A University of Queensland consumer law expert has urged businesses to review their customer contracts in the wake of a Federal Court decision about ‘extravagant’ late payment fees imposed by the ANZ Bank.
TC Beirne School of Law Senior Lecturer Dr Paul O’Shea said the case of Paccioco v ANZ Bank had implications for a range of businesses beyond the banking and finance sectors.
“The case found that certain late payment fees were ‘extravagant and unconscionable’ and constituted unenforceable penalties on consumers,” Dr O’Shea said.
“This test case will obviously have consequences for all banks and finance companies.

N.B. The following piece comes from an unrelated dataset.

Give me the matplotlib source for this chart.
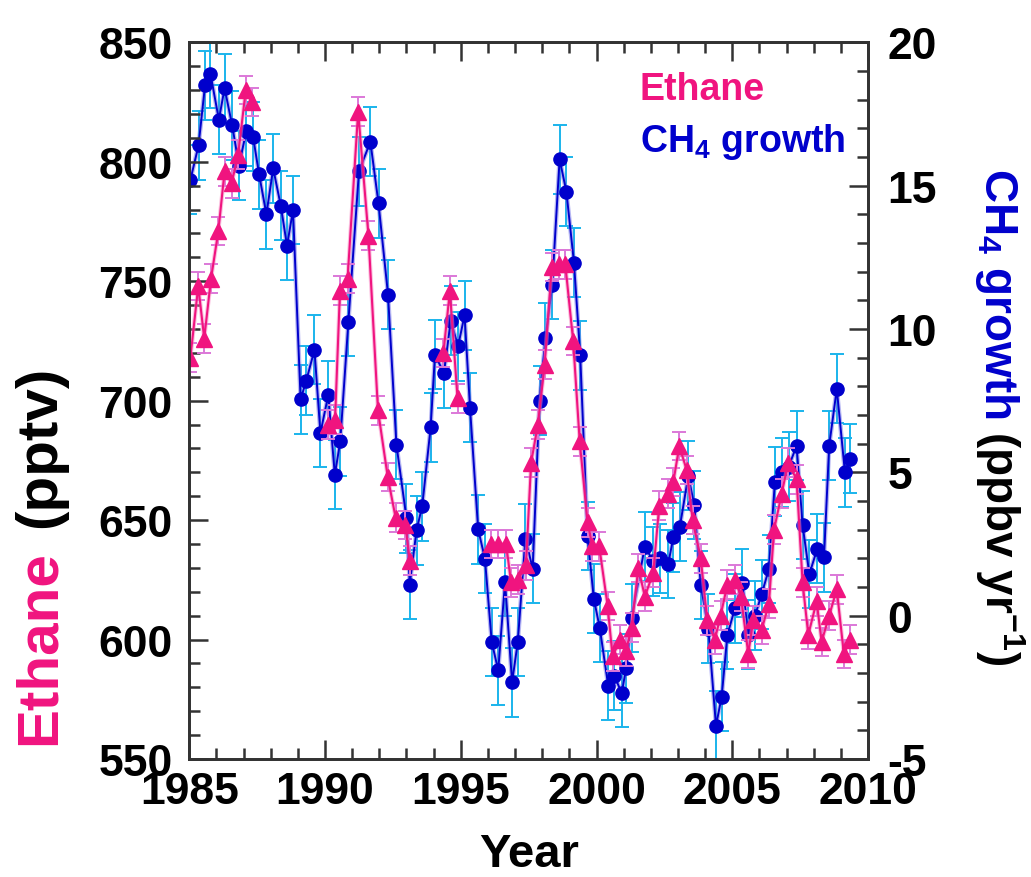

“In future they will have to demonstrate that fees for late payments reflect the actual cost incurred by the organisation as a result of a late payment by the consumer.”
In the ANZ case, the Federal Court found that where the bank took special action for a late payment, such as a phone call or letter, the charge to the customer was $35 despite only costing the bank around $3 to administer.
“In some cases, the bank did nothing except add the fee to the account and, in those cases the late payment only cost ANZ 50 cents,” Dr O’Shea said.
The principles of the Federal Court decision can be applied to a wide range of consumer contracts where the supplier imposes a fee for late payment or other so-called ‘exceptional’ events.
He said industries likely to be affected included car hire, equipment rentals, electrical goods rentals, gym memberships, mobile phone contracts, weight loss clubs and plans and even travel agencies and airlines.
“All these businesses should be reviewing their contracts to make sure that any late payment or ‘exception’ fee is a genuine pre-estimate of the cost of the loss or damage caused by the consumer’s action,” Dr O’Shea said.
“Contracts can include fixed damages clauses to compensate parties for loss but they cannot impose ‘penalties’ which are like a fine. Only the government can do that.”